Stated task: Write out the material exactly, without any of its pictures.

Material provided:
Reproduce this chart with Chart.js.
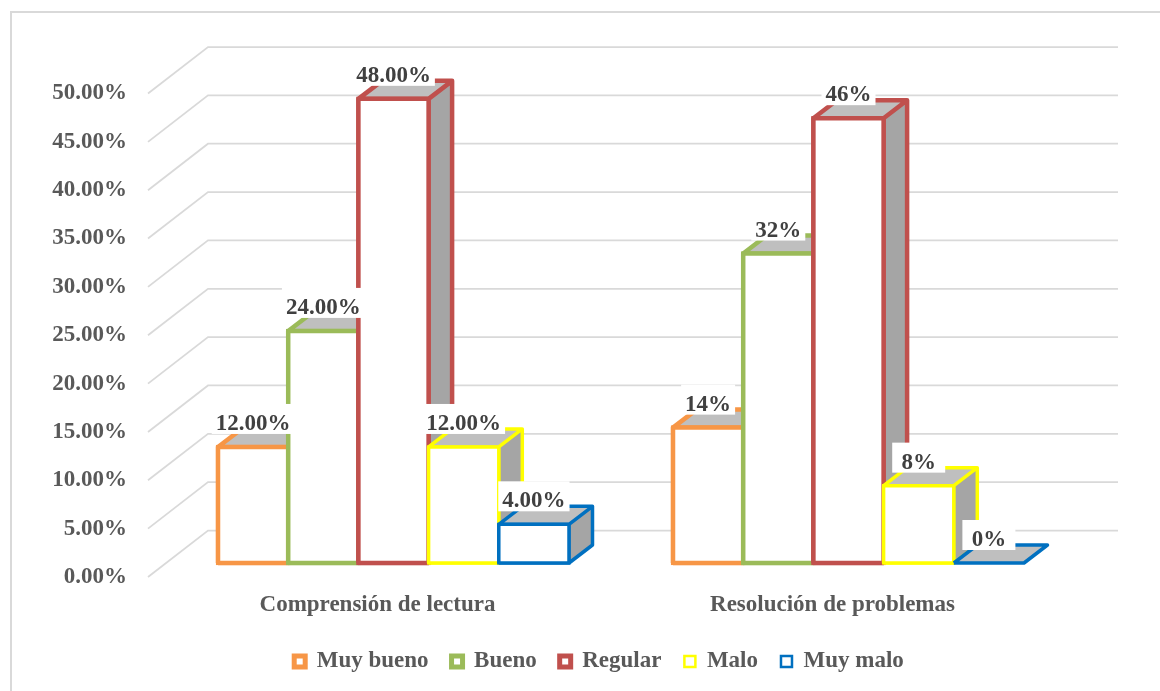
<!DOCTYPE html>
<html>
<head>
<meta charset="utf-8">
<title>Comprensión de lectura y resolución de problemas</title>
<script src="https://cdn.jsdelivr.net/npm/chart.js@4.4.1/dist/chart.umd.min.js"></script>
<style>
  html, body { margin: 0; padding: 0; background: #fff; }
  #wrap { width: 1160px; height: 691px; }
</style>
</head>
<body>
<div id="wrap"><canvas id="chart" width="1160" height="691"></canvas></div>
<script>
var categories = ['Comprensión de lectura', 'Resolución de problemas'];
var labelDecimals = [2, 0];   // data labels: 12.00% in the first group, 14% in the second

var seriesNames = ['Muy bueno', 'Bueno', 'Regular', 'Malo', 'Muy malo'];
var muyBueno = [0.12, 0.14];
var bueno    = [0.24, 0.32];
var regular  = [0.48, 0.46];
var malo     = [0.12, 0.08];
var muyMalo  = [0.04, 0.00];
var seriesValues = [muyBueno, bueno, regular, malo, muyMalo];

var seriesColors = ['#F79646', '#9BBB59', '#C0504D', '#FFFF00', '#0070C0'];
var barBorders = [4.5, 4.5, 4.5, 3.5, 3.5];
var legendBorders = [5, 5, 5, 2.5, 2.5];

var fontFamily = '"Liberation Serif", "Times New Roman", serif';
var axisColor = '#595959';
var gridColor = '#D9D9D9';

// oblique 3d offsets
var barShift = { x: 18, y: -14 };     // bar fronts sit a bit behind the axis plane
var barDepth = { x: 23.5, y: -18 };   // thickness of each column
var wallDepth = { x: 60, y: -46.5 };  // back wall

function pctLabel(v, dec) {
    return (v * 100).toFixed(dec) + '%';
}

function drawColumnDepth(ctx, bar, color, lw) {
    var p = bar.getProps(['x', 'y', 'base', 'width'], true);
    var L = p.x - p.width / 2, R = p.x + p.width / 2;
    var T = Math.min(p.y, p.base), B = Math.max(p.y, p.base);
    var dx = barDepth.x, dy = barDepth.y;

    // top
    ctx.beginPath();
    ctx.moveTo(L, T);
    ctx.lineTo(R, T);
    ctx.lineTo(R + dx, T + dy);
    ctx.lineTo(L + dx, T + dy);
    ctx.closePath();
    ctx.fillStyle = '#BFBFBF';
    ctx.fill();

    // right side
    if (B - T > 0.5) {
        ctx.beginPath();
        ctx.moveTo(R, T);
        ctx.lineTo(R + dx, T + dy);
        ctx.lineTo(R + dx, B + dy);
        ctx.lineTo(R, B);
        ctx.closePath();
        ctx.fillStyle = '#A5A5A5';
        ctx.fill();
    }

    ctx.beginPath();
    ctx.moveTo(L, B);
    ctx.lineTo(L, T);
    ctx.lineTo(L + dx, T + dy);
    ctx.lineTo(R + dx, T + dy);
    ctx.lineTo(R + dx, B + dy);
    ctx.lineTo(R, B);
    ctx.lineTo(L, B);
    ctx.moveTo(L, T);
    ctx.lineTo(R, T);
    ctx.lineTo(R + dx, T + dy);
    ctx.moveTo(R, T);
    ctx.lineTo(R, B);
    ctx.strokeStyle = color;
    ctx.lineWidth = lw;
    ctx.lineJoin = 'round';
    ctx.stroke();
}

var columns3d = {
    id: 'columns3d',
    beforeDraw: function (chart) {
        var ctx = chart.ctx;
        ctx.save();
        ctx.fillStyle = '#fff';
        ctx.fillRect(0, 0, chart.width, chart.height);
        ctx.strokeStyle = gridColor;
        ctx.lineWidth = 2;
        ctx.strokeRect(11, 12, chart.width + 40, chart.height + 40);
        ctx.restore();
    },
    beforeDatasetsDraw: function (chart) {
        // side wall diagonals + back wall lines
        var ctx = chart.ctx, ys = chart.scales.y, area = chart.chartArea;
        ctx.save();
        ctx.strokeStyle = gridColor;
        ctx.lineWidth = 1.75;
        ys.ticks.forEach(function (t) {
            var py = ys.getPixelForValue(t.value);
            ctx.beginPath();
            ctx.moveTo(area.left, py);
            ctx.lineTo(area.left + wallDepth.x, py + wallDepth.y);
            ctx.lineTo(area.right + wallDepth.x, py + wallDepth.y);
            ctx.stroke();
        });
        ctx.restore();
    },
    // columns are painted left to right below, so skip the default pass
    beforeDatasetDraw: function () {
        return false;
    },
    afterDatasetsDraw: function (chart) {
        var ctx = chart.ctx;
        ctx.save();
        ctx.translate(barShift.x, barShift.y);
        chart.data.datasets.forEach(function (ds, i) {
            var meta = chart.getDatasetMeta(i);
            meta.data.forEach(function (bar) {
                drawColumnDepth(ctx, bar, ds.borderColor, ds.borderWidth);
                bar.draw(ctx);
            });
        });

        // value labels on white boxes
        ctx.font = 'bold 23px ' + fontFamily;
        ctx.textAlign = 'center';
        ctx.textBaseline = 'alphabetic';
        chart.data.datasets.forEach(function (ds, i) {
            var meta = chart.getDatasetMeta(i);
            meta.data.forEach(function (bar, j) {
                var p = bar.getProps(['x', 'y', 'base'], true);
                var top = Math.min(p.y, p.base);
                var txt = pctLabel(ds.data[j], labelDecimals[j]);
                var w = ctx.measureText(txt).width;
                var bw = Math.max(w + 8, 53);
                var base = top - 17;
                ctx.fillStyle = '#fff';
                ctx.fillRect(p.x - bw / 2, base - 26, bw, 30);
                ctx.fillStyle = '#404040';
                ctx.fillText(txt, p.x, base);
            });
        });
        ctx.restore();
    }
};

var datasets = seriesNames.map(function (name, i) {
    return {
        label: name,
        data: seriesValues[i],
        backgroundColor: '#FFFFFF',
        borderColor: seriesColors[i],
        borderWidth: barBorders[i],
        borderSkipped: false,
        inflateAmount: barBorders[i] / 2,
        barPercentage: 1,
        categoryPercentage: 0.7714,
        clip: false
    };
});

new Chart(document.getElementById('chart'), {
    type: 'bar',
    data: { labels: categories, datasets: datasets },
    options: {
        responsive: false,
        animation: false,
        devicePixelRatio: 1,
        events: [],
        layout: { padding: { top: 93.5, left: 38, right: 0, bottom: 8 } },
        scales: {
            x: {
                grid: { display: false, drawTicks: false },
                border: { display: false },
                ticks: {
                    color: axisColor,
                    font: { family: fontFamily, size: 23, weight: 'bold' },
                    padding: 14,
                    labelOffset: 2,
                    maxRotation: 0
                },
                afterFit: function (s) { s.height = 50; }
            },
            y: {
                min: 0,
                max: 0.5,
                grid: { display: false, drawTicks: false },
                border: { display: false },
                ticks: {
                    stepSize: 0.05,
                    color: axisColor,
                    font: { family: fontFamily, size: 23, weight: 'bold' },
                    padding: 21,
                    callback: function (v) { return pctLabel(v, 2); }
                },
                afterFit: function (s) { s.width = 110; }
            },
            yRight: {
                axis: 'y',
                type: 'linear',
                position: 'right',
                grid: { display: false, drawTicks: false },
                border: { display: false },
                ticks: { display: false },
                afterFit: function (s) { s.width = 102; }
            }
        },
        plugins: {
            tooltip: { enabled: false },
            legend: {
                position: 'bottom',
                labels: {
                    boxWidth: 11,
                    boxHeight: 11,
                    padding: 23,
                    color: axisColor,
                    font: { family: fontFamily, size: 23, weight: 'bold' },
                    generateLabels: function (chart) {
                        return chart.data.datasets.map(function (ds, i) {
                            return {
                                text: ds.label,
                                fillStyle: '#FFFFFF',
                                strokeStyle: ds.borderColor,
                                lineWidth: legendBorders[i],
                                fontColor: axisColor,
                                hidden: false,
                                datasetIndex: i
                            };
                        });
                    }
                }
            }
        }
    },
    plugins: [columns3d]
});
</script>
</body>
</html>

Exercise answer:
Reproduce this chart with Chart.js.
<!DOCTYPE html>
<html>
<head>
<meta charset="utf-8">
<title>Comprensión de lectura y resolución de problemas</title>
<script src="https://cdn.jsdelivr.net/npm/chart.js@4.4.1/dist/chart.umd.min.js"></script>
<style>
  html, body { margin: 0; padding: 0; background: #fff; }
  #wrap { width: 1160px; height: 691px; }
</style>
</head>
<body>
<div id="wrap"><canvas id="chart" width="1160" height="691"></canvas></div>
<script>
var categories = ['Comprensión de lectura', 'Resolución de problemas'];
var labelDecimals = [2, 0];   // data labels: 12.00% in the first group, 14% in the second

var seriesNames = ['Muy bueno', 'Bueno', 'Regular', 'Malo', 'Muy malo'];
var muyBueno = [0.12, 0.14];
var bueno    = [0.24, 0.32];
var regular  = [0.48, 0.46];
var malo     = [0.12, 0.08];
var muyMalo  = [0.04, 0.00];
var seriesValues = [muyBueno, bueno, regular, malo, muyMalo];

var seriesColors = ['#F79646', '#9BBB59', '#C0504D', '#FFFF00', '#0070C0'];
var barBorders = [4.5, 4.5, 4.5, 3.5, 3.5];
var legendBorders = [5, 5, 5, 2.5, 2.5];

var fontFamily = '"Liberation Serif", "Times New Roman", serif';
var axisColor = '#595959';
var gridColor = '#D9D9D9';

// oblique 3d offsets
var barShift = { x: 18, y: -14 };     // bar fronts sit a bit behind the axis plane
var barDepth = { x: 23.5, y: -18 };   // thickness of each column
var wallDepth = { x: 60, y: -46.5 };  // back wall

function pctLabel(v, dec) {
    return (v * 100).toFixed(dec) + '%';
}

function drawColumnDepth(ctx, bar, color, lw) {
    var p = bar.getProps(['x', 'y', 'base', 'width'], true);
    var L = p.x - p.width / 2, R = p.x + p.width / 2;
    var T = Math.min(p.y, p.base), B = Math.max(p.y, p.base);
    var dx = barDepth.x, dy = barDepth.y;

    // top
    ctx.beginPath();
    ctx.moveTo(L, T);
    ctx.lineTo(R, T);
    ctx.lineTo(R + dx, T + dy);
    ctx.lineTo(L + dx, T + dy);
    ctx.closePath();
    ctx.fillStyle = '#BFBFBF';
    ctx.fill();

    // right side
    if (B - T > 0.5) {
        ctx.beginPath();
        ctx.moveTo(R, T);
        ctx.lineTo(R + dx, T + dy);
        ctx.lineTo(R + dx, B + dy);
        ctx.lineTo(R, B);
        ctx.closePath();
        ctx.fillStyle = '#A5A5A5';
        ctx.fill();
    }

    ctx.beginPath();
    ctx.moveTo(L, B);
    ctx.lineTo(L, T);
    ctx.lineTo(L + dx, T + dy);
    ctx.lineTo(R + dx, T + dy);
    ctx.lineTo(R + dx, B + dy);
    ctx.lineTo(R, B);
    ctx.lineTo(L, B);
    ctx.moveTo(L, T);
    ctx.lineTo(R, T);
    ctx.lineTo(R + dx, T + dy);
    ctx.moveTo(R, T);
    ctx.lineTo(R, B);
    ctx.strokeStyle = color;
    ctx.lineWidth = lw;
    ctx.lineJoin = 'round';
    ctx.stroke();
}

var columns3d = {
    id: 'columns3d',
    beforeDraw: function (chart) {
        var ctx = chart.ctx;
        ctx.save();
        ctx.fillStyle = '#fff';
        ctx.fillRect(0, 0, chart.width, chart.height);
        ctx.strokeStyle = gridColor;
        ctx.lineWidth = 2;
        ctx.strokeRect(11, 12, chart.width + 40, chart.height + 40);
        ctx.restore();
    },
    beforeDatasetsDraw: function (chart) {
        // side wall diagonals + back wall lines
        var ctx = chart.ctx, ys = chart.scales.y, area = chart.chartArea;
        ctx.save();
        ctx.strokeStyle = gridColor;
        ctx.lineWidth = 1.75;
        ys.ticks.forEach(function (t) {
            var py = ys.getPixelForValue(t.value);
            ctx.beginPath();
            ctx.moveTo(area.left, py);
            ctx.lineTo(area.left + wallDepth.x, py + wallDepth.y);
            ctx.lineTo(area.right + wallDepth.x, py + wallDepth.y);
            ctx.stroke();
        });
        ctx.restore();
    },
    // columns are painted left to right below, so skip the default pass
    beforeDatasetDraw: function () {
        return false;
    },
    afterDatasetsDraw: function (chart) {
        var ctx = chart.ctx;
        ctx.save();
        ctx.translate(barShift.x, barShift.y);
        chart.data.datasets.forEach(function (ds, i) {
            var meta = chart.getDatasetMeta(i);
            meta.data.forEach(function (bar) {
                drawColumnDepth(ctx, bar, ds.borderColor, ds.borderWidth);
                bar.draw(ctx);
            });
        });

        // value labels on white boxes
        ctx.font = 'bold 23px ' + fontFamily;
        ctx.textAlign = 'center';
        ctx.textBaseline = 'alphabetic';
        chart.data.datasets.forEach(function (ds, i) {
            var meta = chart.getDatasetMeta(i);
            meta.data.forEach(function (bar, j) {
                var p = bar.getProps(['x', 'y', 'base'], true);
                var top = Math.min(p.y, p.base);
                var txt = pctLabel(ds.data[j], labelDecimals[j]);
                var w = ctx.measureText(txt).width;
                var bw = Math.max(w + 8, 53);
                var base = top - 17;
                ctx.fillStyle = '#fff';
                ctx.fillRect(p.x - bw / 2, base - 26, bw, 30);
                ctx.fillStyle = '#404040';
                ctx.fillText(txt, p.x, base);
            });
        });
        ctx.restore();
    }
};

var datasets = seriesNames.map(function (name, i) {
    return {
        label: name,
        data: seriesValues[i],
        backgroundColor: '#FFFFFF',
        borderColor: seriesColors[i],
        borderWidth: barBorders[i],
        borderSkipped: false,
        inflateAmount: barBorders[i] / 2,
        barPercentage: 1,
        categoryPercentage: 0.7714,
        clip: false
    };
});

new Chart(document.getElementById('chart'), {
    type: 'bar',
    data: { labels: categories, datasets: datasets },
    options: {
        responsive: false,
        animation: false,
        devicePixelRatio: 1,
        events: [],
        layout: { padding: { top: 93.5, left: 38, right: 0, bottom: 8 } },
        scales: {
            x: {
                grid: { display: false, drawTicks: false },
                border: { display: false },
                ticks: {
                    color: axisColor,
                    font: { family: fontFamily, size: 23, weight: 'bold' },
                    padding: 14,
                    labelOffset: 2,
                    maxRotation: 0
                },
                afterFit: function (s) { s.height = 50; }
            },
            y: {
                min: 0,
                max: 0.5,
                grid: { display: false, drawTicks: false },
                border: { display: false },
                ticks: {
                    stepSize: 0.05,
                    color: axisColor,
                    font: { family: fontFamily, size: 23, weight: 'bold' },
                    padding: 21,
                    callback: function (v) { return pctLabel(v, 2); }
                },
                afterFit: function (s) { s.width = 110; }
            },
            yRight: {
                axis: 'y',
                type: 'linear',
                position: 'right',
                grid: { display: false, drawTicks: false },
                border: { display: false },
                ticks: { display: false },
                afterFit: function (s) { s.width = 102; }
            }
        },
        plugins: {
            tooltip: { enabled: false },
            legend: {
                position: 'bottom',
                labels: {
                    boxWidth: 11,
                    boxHeight: 11,
                    padding: 23,
                    color: axisColor,
                    font: { family: fontFamily, size: 23, weight: 'bold' },
                    generateLabels: function (chart) {
                        return chart.data.datasets.map(function (ds, i) {
                            return {
                                text: ds.label,
                                fillStyle: '#FFFFFF',
                                strokeStyle: ds.borderColor,
                                lineWidth: legendBorders[i],
                                fontColor: axisColor,
                                hidden: false,
                                datasetIndex: i
                            };
                        });
                    }
                }
            }
        }
    },
    plugins: [columns3d]
});
</script>
</body>
</html>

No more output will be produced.